--- start of Input for this task ---

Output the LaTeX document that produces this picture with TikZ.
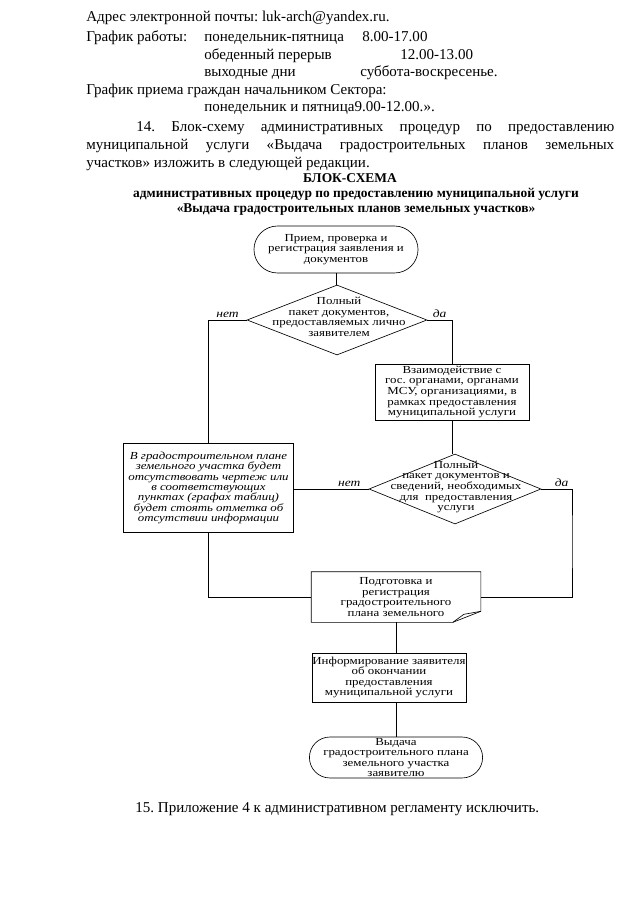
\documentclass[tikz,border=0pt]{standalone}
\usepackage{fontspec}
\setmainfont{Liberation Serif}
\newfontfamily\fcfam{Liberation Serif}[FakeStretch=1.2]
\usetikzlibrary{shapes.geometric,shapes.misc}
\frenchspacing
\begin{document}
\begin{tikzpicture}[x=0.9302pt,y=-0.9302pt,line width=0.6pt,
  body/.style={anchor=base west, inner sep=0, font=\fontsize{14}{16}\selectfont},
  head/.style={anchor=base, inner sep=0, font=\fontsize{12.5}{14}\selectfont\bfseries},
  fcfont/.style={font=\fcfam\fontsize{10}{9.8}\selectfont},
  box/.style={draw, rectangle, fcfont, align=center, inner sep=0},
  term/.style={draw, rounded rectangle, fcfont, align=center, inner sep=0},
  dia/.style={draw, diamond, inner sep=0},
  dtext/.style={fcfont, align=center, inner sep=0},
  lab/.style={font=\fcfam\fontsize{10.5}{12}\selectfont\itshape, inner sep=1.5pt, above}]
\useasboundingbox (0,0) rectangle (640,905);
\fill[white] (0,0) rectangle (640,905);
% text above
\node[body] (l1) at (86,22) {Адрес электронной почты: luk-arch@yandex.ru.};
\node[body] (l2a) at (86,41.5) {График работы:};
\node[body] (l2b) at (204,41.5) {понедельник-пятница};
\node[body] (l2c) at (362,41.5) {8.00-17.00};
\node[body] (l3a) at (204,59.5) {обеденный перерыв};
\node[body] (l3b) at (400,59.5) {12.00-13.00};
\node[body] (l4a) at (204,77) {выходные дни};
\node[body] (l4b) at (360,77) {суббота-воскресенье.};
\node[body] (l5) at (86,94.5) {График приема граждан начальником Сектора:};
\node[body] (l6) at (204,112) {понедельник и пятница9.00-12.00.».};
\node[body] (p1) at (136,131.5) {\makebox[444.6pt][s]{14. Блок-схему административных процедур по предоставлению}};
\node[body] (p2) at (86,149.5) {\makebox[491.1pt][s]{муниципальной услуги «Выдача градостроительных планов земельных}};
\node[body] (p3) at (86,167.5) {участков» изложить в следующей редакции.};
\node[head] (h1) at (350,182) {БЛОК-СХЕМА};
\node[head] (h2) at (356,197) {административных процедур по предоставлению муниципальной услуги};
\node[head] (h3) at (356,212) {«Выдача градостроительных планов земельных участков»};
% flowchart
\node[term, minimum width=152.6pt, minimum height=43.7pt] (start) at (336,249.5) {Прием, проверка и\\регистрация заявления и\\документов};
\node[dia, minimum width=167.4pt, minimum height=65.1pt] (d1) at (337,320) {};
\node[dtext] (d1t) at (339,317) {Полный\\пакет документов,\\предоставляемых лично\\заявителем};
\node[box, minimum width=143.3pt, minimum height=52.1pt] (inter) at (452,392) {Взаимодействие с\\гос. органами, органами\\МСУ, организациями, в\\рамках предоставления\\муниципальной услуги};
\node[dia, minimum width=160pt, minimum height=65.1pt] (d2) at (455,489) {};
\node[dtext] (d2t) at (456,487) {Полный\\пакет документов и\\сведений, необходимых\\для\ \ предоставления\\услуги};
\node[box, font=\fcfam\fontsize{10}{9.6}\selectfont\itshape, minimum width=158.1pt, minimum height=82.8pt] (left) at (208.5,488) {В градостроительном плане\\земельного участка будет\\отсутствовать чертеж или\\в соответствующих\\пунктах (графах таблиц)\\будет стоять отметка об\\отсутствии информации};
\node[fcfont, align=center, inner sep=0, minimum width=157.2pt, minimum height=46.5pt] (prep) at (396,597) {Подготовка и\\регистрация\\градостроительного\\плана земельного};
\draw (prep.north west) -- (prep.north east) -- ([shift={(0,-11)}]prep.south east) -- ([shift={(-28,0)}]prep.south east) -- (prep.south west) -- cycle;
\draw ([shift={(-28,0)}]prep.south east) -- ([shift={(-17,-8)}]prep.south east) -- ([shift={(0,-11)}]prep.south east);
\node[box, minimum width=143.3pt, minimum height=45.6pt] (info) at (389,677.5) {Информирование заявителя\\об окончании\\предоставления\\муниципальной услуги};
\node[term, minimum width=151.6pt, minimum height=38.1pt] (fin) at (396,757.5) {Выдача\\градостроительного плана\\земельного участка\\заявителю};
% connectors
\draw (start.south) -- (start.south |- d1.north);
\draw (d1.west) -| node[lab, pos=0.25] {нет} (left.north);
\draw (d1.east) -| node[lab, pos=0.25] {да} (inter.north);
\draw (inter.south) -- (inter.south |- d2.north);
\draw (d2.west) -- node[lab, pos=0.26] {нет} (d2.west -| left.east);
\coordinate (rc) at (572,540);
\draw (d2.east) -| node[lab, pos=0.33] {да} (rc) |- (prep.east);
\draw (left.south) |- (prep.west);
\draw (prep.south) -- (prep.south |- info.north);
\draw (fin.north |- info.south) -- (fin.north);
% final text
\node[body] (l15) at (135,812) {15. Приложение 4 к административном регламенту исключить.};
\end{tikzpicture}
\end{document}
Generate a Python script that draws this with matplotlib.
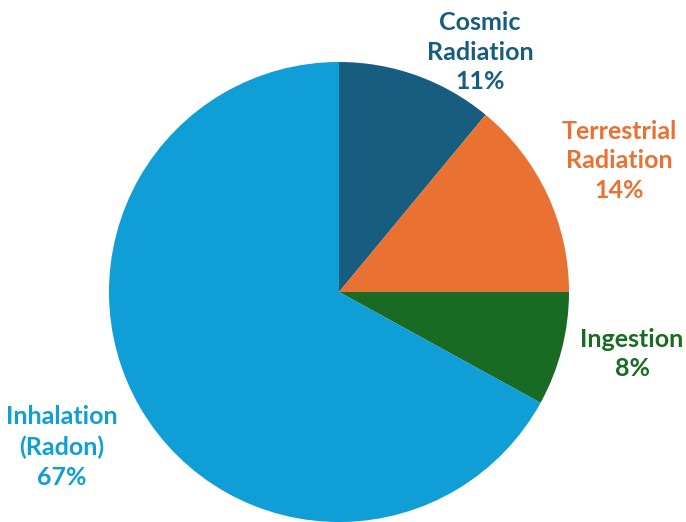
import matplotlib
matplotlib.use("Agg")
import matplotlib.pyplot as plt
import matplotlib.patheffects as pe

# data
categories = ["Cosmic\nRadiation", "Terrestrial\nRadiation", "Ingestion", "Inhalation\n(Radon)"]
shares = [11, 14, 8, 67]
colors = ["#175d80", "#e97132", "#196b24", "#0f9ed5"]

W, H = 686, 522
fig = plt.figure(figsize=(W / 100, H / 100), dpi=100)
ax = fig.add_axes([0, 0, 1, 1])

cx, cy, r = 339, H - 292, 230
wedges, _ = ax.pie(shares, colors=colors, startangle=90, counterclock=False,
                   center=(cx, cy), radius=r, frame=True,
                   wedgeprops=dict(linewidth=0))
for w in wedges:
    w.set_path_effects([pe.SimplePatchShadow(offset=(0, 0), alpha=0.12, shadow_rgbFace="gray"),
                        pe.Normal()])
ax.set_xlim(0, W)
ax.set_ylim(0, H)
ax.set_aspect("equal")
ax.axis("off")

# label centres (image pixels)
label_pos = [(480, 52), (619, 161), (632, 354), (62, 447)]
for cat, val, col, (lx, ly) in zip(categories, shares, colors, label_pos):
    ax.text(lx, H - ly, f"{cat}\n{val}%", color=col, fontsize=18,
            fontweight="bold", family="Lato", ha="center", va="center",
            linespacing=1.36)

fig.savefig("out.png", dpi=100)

--- end of Input for this task ---

**Work to do**: The listing above needs to be output again exactly. Don't include the pictures.

**The answer**:
Output the LaTeX document that produces this picture with TikZ.
\documentclass[tikz,border=0pt]{standalone}
\usepackage{fontspec}
\setmainfont{Liberation Serif}
\newfontfamily\fcfam{Liberation Serif}[FakeStretch=1.2]
\usetikzlibrary{shapes.geometric,shapes.misc}
\frenchspacing
\begin{document}
\begin{tikzpicture}[x=0.9302pt,y=-0.9302pt,line width=0.6pt,
  body/.style={anchor=base west, inner sep=0, font=\fontsize{14}{16}\selectfont},
  head/.style={anchor=base, inner sep=0, font=\fontsize{12.5}{14}\selectfont\bfseries},
  fcfont/.style={font=\fcfam\fontsize{10}{9.8}\selectfont},
  box/.style={draw, rectangle, fcfont, align=center, inner sep=0},
  term/.style={draw, rounded rectangle, fcfont, align=center, inner sep=0},
  dia/.style={draw, diamond, inner sep=0},
  dtext/.style={fcfont, align=center, inner sep=0},
  lab/.style={font=\fcfam\fontsize{10.5}{12}\selectfont\itshape, inner sep=1.5pt, above}]
\useasboundingbox (0,0) rectangle (640,905);
\fill[white] (0,0) rectangle (640,905);
% text above
\node[body] (l1) at (86,22) {Адрес электронной почты: luk-arch@yandex.ru.};
\node[body] (l2a) at (86,41.5) {График работы:};
\node[body] (l2b) at (204,41.5) {понедельник-пятница};
\node[body] (l2c) at (362,41.5) {8.00-17.00};
\node[body] (l3a) at (204,59.5) {обеденный перерыв};
\node[body] (l3b) at (400,59.5) {12.00-13.00};
\node[body] (l4a) at (204,77) {выходные дни};
\node[body] (l4b) at (360,77) {суббота-воскресенье.};
\node[body] (l5) at (86,94.5) {График приема граждан начальником Сектора:};
\node[body] (l6) at (204,112) {понедельник и пятница9.00-12.00.».};
\node[body] (p1) at (136,131.5) {\makebox[444.6pt][s]{14. Блок-схему административных процедур по предоставлению}};
\node[body] (p2) at (86,149.5) {\makebox[491.1pt][s]{муниципальной услуги «Выдача градостроительных планов земельных}};
\node[body] (p3) at (86,167.5) {участков» изложить в следующей редакции.};
\node[head] (h1) at (350,182) {БЛОК-СХЕМА};
\node[head] (h2) at (356,197) {административных процедур по предоставлению муниципальной услуги};
\node[head] (h3) at (356,212) {«Выдача градостроительных планов земельных участков»};
% flowchart
\node[term, minimum width=152.6pt, minimum height=43.7pt] (start) at (336,249.5) {Прием, проверка и\\регистрация заявления и\\документов};
\node[dia, minimum width=167.4pt, minimum height=65.1pt] (d1) at (337,320) {};
\node[dtext] (d1t) at (339,317) {Полный\\пакет документов,\\предоставляемых лично\\заявителем};
\node[box, minimum width=143.3pt, minimum height=52.1pt] (inter) at (452,392) {Взаимодействие с\\гос. органами, органами\\МСУ, организациями, в\\рамках предоставления\\муниципальной услуги};
\node[dia, minimum width=160pt, minimum height=65.1pt] (d2) at (455,489) {};
\node[dtext] (d2t) at (456,487) {Полный\\пакет документов и\\сведений, необходимых\\для\ \ предоставления\\услуги};
\node[box, font=\fcfam\fontsize{10}{9.6}\selectfont\itshape, minimum width=158.1pt, minimum height=82.8pt] (left) at (208.5,488) {В градостроительном плане\\земельного участка будет\\отсутствовать чертеж или\\в соответствующих\\пунктах (графах таблиц)\\будет стоять отметка об\\отсутствии информации};
\node[fcfont, align=center, inner sep=0, minimum width=157.2pt, minimum height=46.5pt] (prep) at (396,597) {Подготовка и\\регистрация\\градостроительного\\плана земельного};
\draw (prep.north west) -- (prep.north east) -- ([shift={(0,-11)}]prep.south east) -- ([shift={(-28,0)}]prep.south east) -- (prep.south west) -- cycle;
\draw ([shift={(-28,0)}]prep.south east) -- ([shift={(-17,-8)}]prep.south east) -- ([shift={(0,-11)}]prep.south east);
\node[box, minimum width=143.3pt, minimum height=45.6pt] (info) at (389,677.5) {Информирование заявителя\\об окончании\\предоставления\\муниципальной услуги};
\node[term, minimum width=151.6pt, minimum height=38.1pt] (fin) at (396,757.5) {Выдача\\градостроительного плана\\земельного участка\\заявителю};
% connectors
\draw (start.south) -- (start.south |- d1.north);
\draw (d1.west) -| node[lab, pos=0.25] {нет} (left.north);
\draw (d1.east) -| node[lab, pos=0.25] {да} (inter.north);
\draw (inter.south) -- (inter.south |- d2.north);
\draw (d2.west) -- node[lab, pos=0.26] {нет} (d2.west -| left.east);
\coordinate (rc) at (572,540);
\draw (d2.east) -| node[lab, pos=0.33] {да} (rc) |- (prep.east);
\draw (left.south) |- (prep.west);
\draw (prep.south) -- (prep.south |- info.north);
\draw (fin.north |- info.south) -- (fin.north);
% final text
\node[body] (l15) at (135,812) {15. Приложение 4 к административном регламенту исключить.};
\end{tikzpicture}
\end{document}
Generate a Python script that draws this with matplotlib.
import matplotlib
matplotlib.use("Agg")
import matplotlib.pyplot as plt
import matplotlib.patheffects as pe

# data
categories = ["Cosmic\nRadiation", "Terrestrial\nRadiation", "Ingestion", "Inhalation\n(Radon)"]
shares = [11, 14, 8, 67]
colors = ["#175d80", "#e97132", "#196b24", "#0f9ed5"]

W, H = 686, 522
fig = plt.figure(figsize=(W / 100, H / 100), dpi=100)
ax = fig.add_axes([0, 0, 1, 1])

cx, cy, r = 339, H - 292, 230
wedges, _ = ax.pie(shares, colors=colors, startangle=90, counterclock=False,
                   center=(cx, cy), radius=r, frame=True,
                   wedgeprops=dict(linewidth=0))
for w in wedges:
    w.set_path_effects([pe.SimplePatchShadow(offset=(0, 0), alpha=0.12, shadow_rgbFace="gray"),
                        pe.Normal()])
ax.set_xlim(0, W)
ax.set_ylim(0, H)
ax.set_aspect("equal")
ax.axis("off")

# label centres (image pixels)
label_pos = [(480, 52), (619, 161), (632, 354), (62, 447)]
for cat, val, col, (lx, ly) in zip(categories, shares, colors, label_pos):
    ax.text(lx, H - ly, f"{cat}\n{val}%", color=col, fontsize=18,
            fontweight="bold", family="Lato", ha="center", va="center",
            linespacing=1.36)

fig.savefig("out.png", dpi=100)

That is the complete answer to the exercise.